* begin Records *

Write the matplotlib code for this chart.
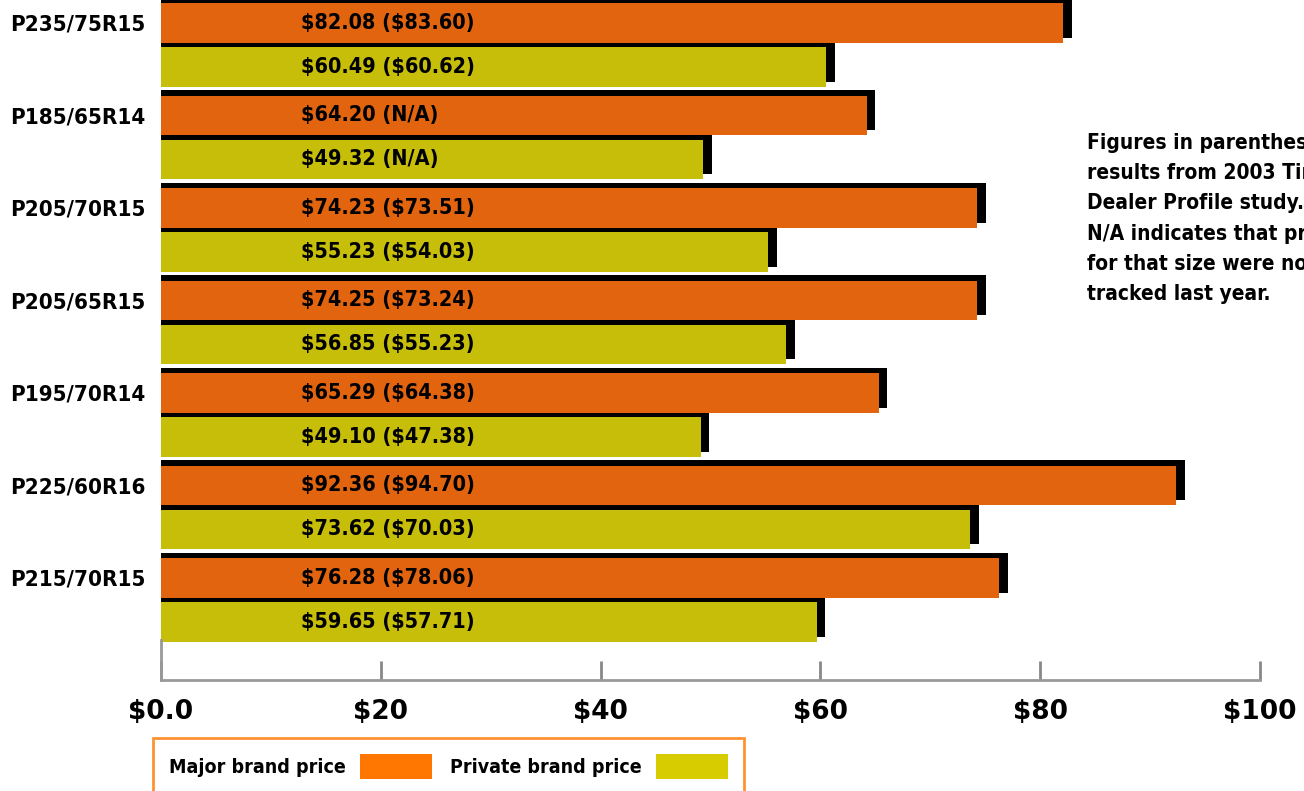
import matplotlib.pyplot as plt
import numpy as np
from matplotlib.patches import Patch

plt.rcParams['font.family'] = ['DejaVu Sans']
plt.rcParams['font.weight'] = 'bold'
plt.rcParams['font.stretch'] = 'condensed'

sizes = ['P235/75R15', 'P185/65R14', 'P205/70R15', 'P205/65R15',
         'P195/70R14', 'P225/60R16', 'P215/70R15']
major = [82.08, 64.20, 74.23, 74.25, 65.29, 92.36, 76.28]
private = [60.49, 49.32, 55.23, 56.85, 49.10, 73.62, 59.65]
major_2003 = ['$83.60', 'N/A', '$73.51', '$73.24', '$64.38', '$94.70', '$78.06']
private_2003 = ['$60.62', 'N/A', '$54.03', '$55.23', '$47.38', '$70.03', '$57.71']

xticks = [0, 20, 40, 60, 80, 100]
xticklabels = ['$0.0', '$20', '$40', '$60', '$80', '$100']

orange = '#E2640F'
olive = '#C6BE08'

fig = plt.figure(figsize=(13.04, 7.91), dpi=100)
ax = fig.add_axes([161/1304, 1 - 680/791, 1099/1304, 680/791])

y = np.arange(len(sizes))
off = 0.238
h = 0.43
# black drop shadows behind the bars
ax.barh(y - off - 0.055, np.array(major) + 0.8, height=h, color='black', zorder=1)
ax.barh(y + off - 0.055, np.array(private) + 0.8, height=h, color='black', zorder=1)
ax.barh(y - off, major, height=h, color=orange, zorder=2)
ax.barh(y + off, private, height=h, color=olive, zorder=2)

def money(s):
    return s.replace('$', r'\$')

for i in range(len(sizes)):
    ax.text(12.7, y[i] - off, money(f'${major[i]:.2f} ({major_2003[i]})'),
            va='center', ha='left', fontsize=15.5, fontweight='bold', zorder=3)
    ax.text(12.7, y[i] + off, money(f'${private[i]:.2f} ({private_2003[i]})'),
            va='center', ha='left', fontsize=15.5, fontweight='bold', zorder=3)

ax.set_xlim(0, 100)
ax.set_ylim(6.865, -0.486)
ax.set_yticks(y - off)
ax.set_yticklabels(sizes, fontsize=16, fontweight='bold')
ax.tick_params(axis='y', length=0, pad=11)
ax.set_xticks(xticks)
ax.set_xticklabels([money(t) for t in xticklabels], fontsize=19,
                   fontweight='bold', fontstretch='normal')
ax.tick_params(axis='x', direction='in', length=14, width=2, color='#888888', pad=14)

for s in ['top', 'right']:
    ax.spines[s].set_visible(False)
ax.spines['bottom'].set_color('#999999')
ax.spines['bottom'].set_linewidth(2)
ax.spines['left'].set_color('#999999')
ax.spines['left'].set_linewidth(2)
ax.spines['left'].set_bounds(6.43, 6.865)

# note runs off the right edge, as in the original
fig.text(1087/1304, 1 - 133/791,
         'Figures in parentheses are\nresults from 2003 Tire\nDealer Profile study.\n'
         'N/A indicates that prices\nfor that size were not\ntracked last year.',
         ha='left', va='top', fontsize=15, fontweight='bold', linespacing=1.64)

handles = [Patch(facecolor='#FF7700'), Patch(facecolor='#D6CC00')]
leg = fig.legend(handles, ['Major brand price', 'Private brand price'],
                 loc='upper left', bbox_to_anchor=(153/1304, 1 - 738/791),
                 ncol=2, markerfirst=False, fontsize=14, frameon=True,
                 fancybox=False, handlelength=3.7, handleheight=1.65,
                 handletextpad=0.77, columnspacing=0.9, borderpad=0.8,
                 borderaxespad=0)
leg.get_frame().set_edgecolor('#FF7700')
leg.get_frame().set_linewidth(2)
for t in leg.get_texts():
    t.set_fontweight('bold')

fig.savefig('out.png', dpi=100)
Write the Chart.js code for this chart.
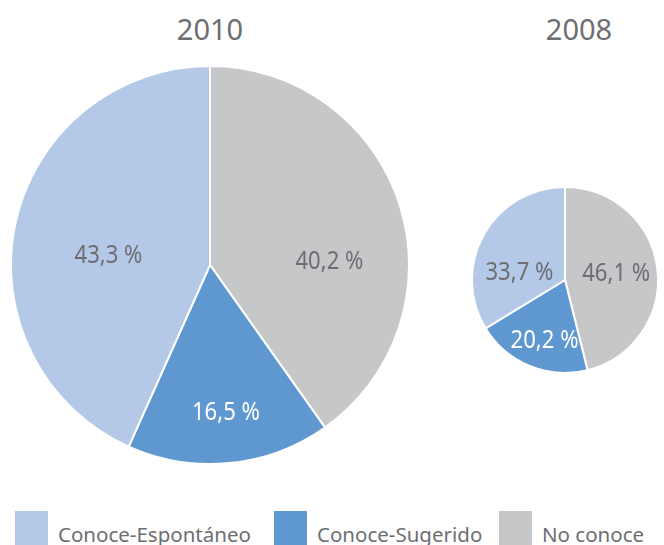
<!DOCTYPE html>
<html>
<head>
<meta charset="utf-8">
<script src="https://cdn.jsdelivr.net/npm/chart.js@4"></script>
<style>
  html, body { margin: 0; padding: 0; background: #fff; }
  body { width: 664px; height: 545px; position: relative; overflow: hidden; font-family: "Noto Sans", "Open Sans", sans-serif; color: #6d6e71; }
  .title { position: absolute; font-size: 29px; line-height: 1; text-align: center; width: 120px; }
  canvas { position: absolute; }
  .leg { position: absolute; top: 511px; font-size: 20.5px; line-height: 1; white-space: nowrap; }
  .leg span.box { position: absolute; left: 0; top: 0; width: 33px; height: 34px; }
  .leg span.txt { position: absolute; top: 13px; }
</style>
</head>
<body>
<div class="title" style="left:150px; top:14px;">2010</div>
<div class="title" style="left:519px; top:14px;">2008</div>
<canvas id="pie2010" width="400" height="400" style="left:10px; top:65px;"></canvas>
<canvas id="pie2008" width="188" height="188" style="left:471px; top:186px;"></canvas>
<div id="legend"></div>
<script>
  // Data, legend order
  const categories = ['Conoce-Espontáneo', 'Conoce-Sugerido', 'No conoce'];
  const values2010 = [43.3, 16.5, 40.2];
  const values2008 = [33.7, 20.2, 46.1];
  const colors = ['#b4c9e7', '#5f98d0', '#c6c7c9'];
  const labelColors = ['#6d6e71', '#ffffff', '#6d6e71'];

  // label offsets relative to pie centre, in radii (dx, dy)
  const labelPos2010 = [[-0.51, -0.045], [0.08, 0.74], [0.60, -0.015]];
  const labelPos2008 = [[-0.49, -0.08], [-0.22, 0.65], [0.55, -0.065]];

  // pies run clockwise from the top starting with "No conoce"
  const order = [2, 1, 0];

  const sliceLabels = {
    id: 'sliceLabels',
    afterDatasetsDraw(chart, args, opts) {
      const c = chart.ctx;
      const arcs = chart.getDatasetMeta(0).data;
      arcs.forEach((arc, i) => {
        const k = order[i];
        const v = chart.data.datasets[0].data[i];
        const p = opts.pos[k];
        const x = arc.x + p[0] * arc.outerRadius;
        const y = arc.y + p[1] * arc.outerRadius;
        c.save();
        c.font = opts.font;
        c.textAlign = 'center';
        c.textBaseline = 'middle';
        c.fillStyle = labelColors[k];
        // squeeze horizontally to look like a condensed face
        c.translate(x, y);
        c.scale(0.85, 1);
        c.fillText(v.toFixed(1).replace('.', ',') + ' %', 0, 0);
        c.restore();
      });
    }
  };

  function makePie(id, values, pos) {
    new Chart(document.getElementById(id), {
      type: 'pie',
      data: {
        labels: order.map(i => categories[i]),
        datasets: [{
          data: order.map(i => values[i]),
          backgroundColor: order.map(i => colors[i]),
          borderColor: '#ffffff',
          borderWidth: 2
        }]
      },
      options: {
        responsive: false,
        animation: false,
        layout: { padding: 0 },
        plugins: {
          legend: { display: false },
          tooltip: { enabled: false },
          sliceLabels: { pos: pos, font: '26px "Noto Sans", sans-serif' }
        }
      },
      plugins: [sliceLabels]
    });
  }

  makePie('pie2010', values2010, labelPos2010);
  makePie('pie2008', values2008, labelPos2008);

  // legend
  const legendX = [15, 274, 499];
  const legend = document.getElementById('legend');
  categories.forEach((name, i) => {
    const d = document.createElement('div');
    d.className = 'leg';
    d.style.left = legendX[i] + 'px';
    d.innerHTML = '<span class="box" style="background:' + colors[i] + '"></span><span class="txt" style="left:43px">' + name + '</span>';
    legend.appendChild(d);
  });
</script>
</body>
</html>
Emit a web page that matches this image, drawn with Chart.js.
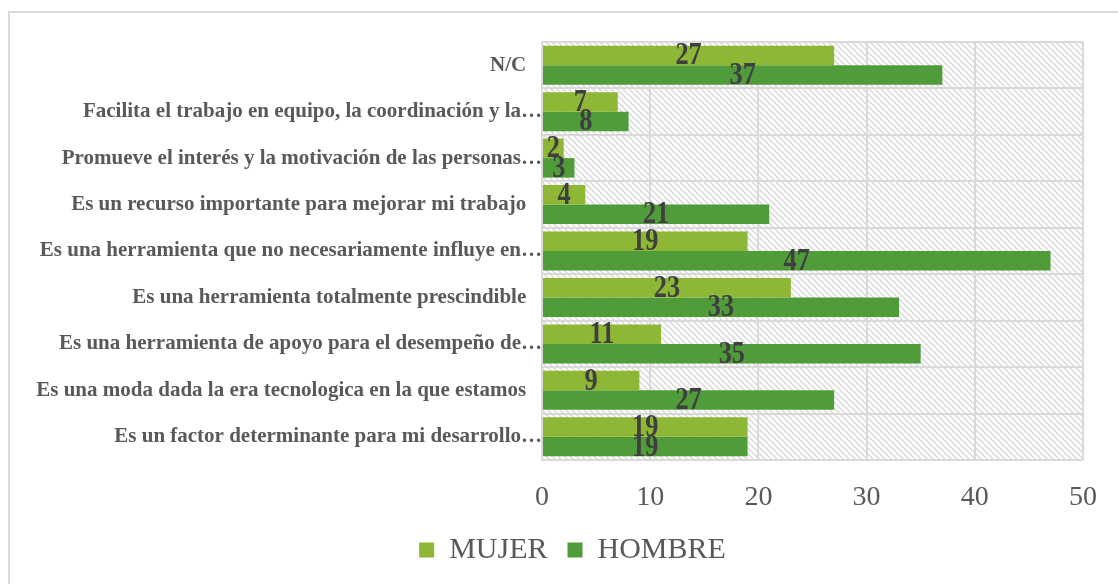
<!DOCTYPE html>
<html>
<head>
<meta charset="utf-8">
<script src="https://cdn.jsdelivr.net/npm/chart.js@4.4.1/dist/chart.umd.min.js"></script>
<style>
  html, body { margin: 0; padding: 0; background: #fff; }
  #wrap { position: relative; width: 1118px; height: 584px; overflow: hidden; }
  #marco { position: absolute; left: 8px; top: 11px; width: 1200px; height: 700px; border: 2px solid #D9D9D9; box-sizing: border-box; }
  #myChart { position: absolute; left: 0; top: 0; }
</style>
</head>
<body>
<div id="wrap">
  <div id="marco"></div>
  <canvas id="myChart" width="1118" height="584"></canvas>
</div>
<script>
// Datos
const categorias = [
  "N/C",
  "Facilita el trabajo en equipo, la coordinación y la…",
  "Promueve el interés y la motivación de las personas…",
  "Es un recurso importante para mejorar mi trabajo",
  "Es una herramienta que no necesariamente influye en…",
  "Es una herramienta totalmente prescindible",
  "Es una herramienta de apoyo para el desempeño de…",
  "Es una moda dada la era tecnologica en la que estamos",
  "Es un factor determinante para mi desarrollo…"
];
const mujer = [27, 7, 2, 4, 19, 23, 11, 9, 19];
const hombre = [37, 8, 3, 21, 47, 33, 35, 27, 19];
const ticksX = [0, 10, 20, 30, 40, 50];

const fuente = "'Liberation Serif', 'Times New Roman', serif";
const gris = "#595959";
const rejilla = "#D9D9D9";

// patron rayado del fondo
function crearRayado() {
  const c = document.createElement("canvas");
  c.width = 6;
  c.height = 6;
  const ctx = c.getContext("2d");
  ctx.strokeStyle = "#D6D6D6";
  ctx.lineWidth = 1.3;
  ctx.beginPath();
  ctx.moveTo(-1, -1);
  ctx.lineTo(7, 7);
  ctx.moveTo(-4, 2);
  ctx.lineTo(4, 10);
  ctx.moveTo(2, -4);
  ctx.lineTo(10, 4);
  ctx.stroke();
  return ctx.createPattern(c, "repeat");
}

const fondoRayado = {
  id: "fondoRayado",
  beforeDraw(chart) {
    const { ctx, chartArea } = chart;
    ctx.save();
    ctx.fillStyle = crearRayado();
    ctx.fillRect(chartArea.left, chartArea.top, chartArea.width, chartArea.height);
    ctx.restore();
  }
};

// mover la leyenda un poco a la derecha
const moverLeyenda = {
  id: "moverLeyenda",
  afterLayout(chart) {
    chart.legend.left += 31;
    chart.legend.right += 31;
  }
};

// etiquetas de valores (algo estrechas, como en el original)
const etiquetas = {
  id: "etiquetas",
  afterDatasetsDraw(chart) {
    const ctx = chart.ctx;
    chart.data.datasets.forEach((ds, i) => {
      const meta = chart.getDatasetMeta(i);
      meta.data.forEach((bar, j) => {
        const x = (bar.x + bar.base) / 2;
        ctx.save();
        ctx.translate(x, bar.y + 1);
        ctx.scale(0.85, 1);
        ctx.font = "bold 31px " + fuente;
        ctx.fillStyle = "#3F3F3F";
        ctx.textAlign = "center";
        ctx.textBaseline = "middle";
        ctx.fillText(ds.data[j], 0, 0);
        ctx.restore();
      });
    });
  }
};

new Chart(document.getElementById("myChart"), {
  type: "bar",
  data: {
    labels: categorias,
    datasets: [
      { label: "MUJER", data: mujer, backgroundColor: "#8DB734" },
      { label: "HOMBRE", data: hombre, backgroundColor: "#509C3A" }
    ]
  },
  options: {
    indexAxis: "y",
    responsive: false,
    animation: false,
    categoryPercentage: 0.84,
    barPercentage: 1.0,
    layout: { padding: { top: 42, right: 35, left: 0, bottom: 9 } },
    scales: {
      x: {
        min: 0,
        max: 50,
        afterBuildTicks: (scale) => { scale.ticks = ticksX.map(v => ({ value: v })); },
        afterFit: (scale) => { scale.height = 55; },
        grid: { color: rejilla, lineWidth: 2, drawTicks: false },
        border: { display: false },
        ticks: { color: gris, font: { family: fuente, size: 28 }, padding: 21 }
      },
      y: {
        afterFit: (scale) => { scale.width = 542; },
        grid: { color: rejilla, lineWidth: 2, drawTicks: false },
        border: { color: rejilla, width: 2 },
        ticks: {
          color: gris,
          font: { family: fuente, size: 21, weight: "bold" },
          padding: 0,
          autoSkip: false,
          // las etiquetas completas quedan separadas del eje; las cortadas llegan al borde
          callback: function (value) {
            const txt = this.getLabelForValue(value);
            return txt.endsWith("…") ? txt : txt + "   ";
          }
        }
      }
    },
    plugins: {
      legend: {
        position: "bottom",
        labels: {
          color: gris,
          font: { family: fuente, size: 30 },
          boxWidth: 15,
          boxHeight: 15,
          padding: 20
        }
      },
      tooltip: { enabled: false }
    }
  },
  plugins: [fondoRayado, moverLeyenda, etiquetas]
});
</script>
</body>
</html>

* end Records *

Begin at the first line of the records and please reproduce every line exactly through the one containing "return s.replace('$', r'\$')", leaving all pictures out.

Write the matplotlib code for this chart.
import matplotlib.pyplot as plt
import numpy as np
from matplotlib.patches import Patch

plt.rcParams['font.family'] = ['DejaVu Sans']
plt.rcParams['font.weight'] = 'bold'
plt.rcParams['font.stretch'] = 'condensed'

sizes = ['P235/75R15', 'P185/65R14', 'P205/70R15', 'P205/65R15',
         'P195/70R14', 'P225/60R16', 'P215/70R15']
major = [82.08, 64.20, 74.23, 74.25, 65.29, 92.36, 76.28]
private = [60.49, 49.32, 55.23, 56.85, 49.10, 73.62, 59.65]
major_2003 = ['$83.60', 'N/A', '$73.51', '$73.24', '$64.38', '$94.70', '$78.06']
private_2003 = ['$60.62', 'N/A', '$54.03', '$55.23', '$47.38', '$70.03', '$57.71']

xticks = [0, 20, 40, 60, 80, 100]
xticklabels = ['$0.0', '$20', '$40', '$60', '$80', '$100']

orange = '#E2640F'
olive = '#C6BE08'

fig = plt.figure(figsize=(13.04, 7.91), dpi=100)
ax = fig.add_axes([161/1304, 1 - 680/791, 1099/1304, 680/791])

y = np.arange(len(sizes))
off = 0.238
h = 0.43
# black drop shadows behind the bars
ax.barh(y - off - 0.055, np.array(major) + 0.8, height=h, color='black', zorder=1)
ax.barh(y + off - 0.055, np.array(private) + 0.8, height=h, color='black', zorder=1)
ax.barh(y - off, major, height=h, color=orange, zorder=2)
ax.barh(y + off, private, height=h, color=olive, zorder=2)

def money(s):
    return s.replace('$', r'\$')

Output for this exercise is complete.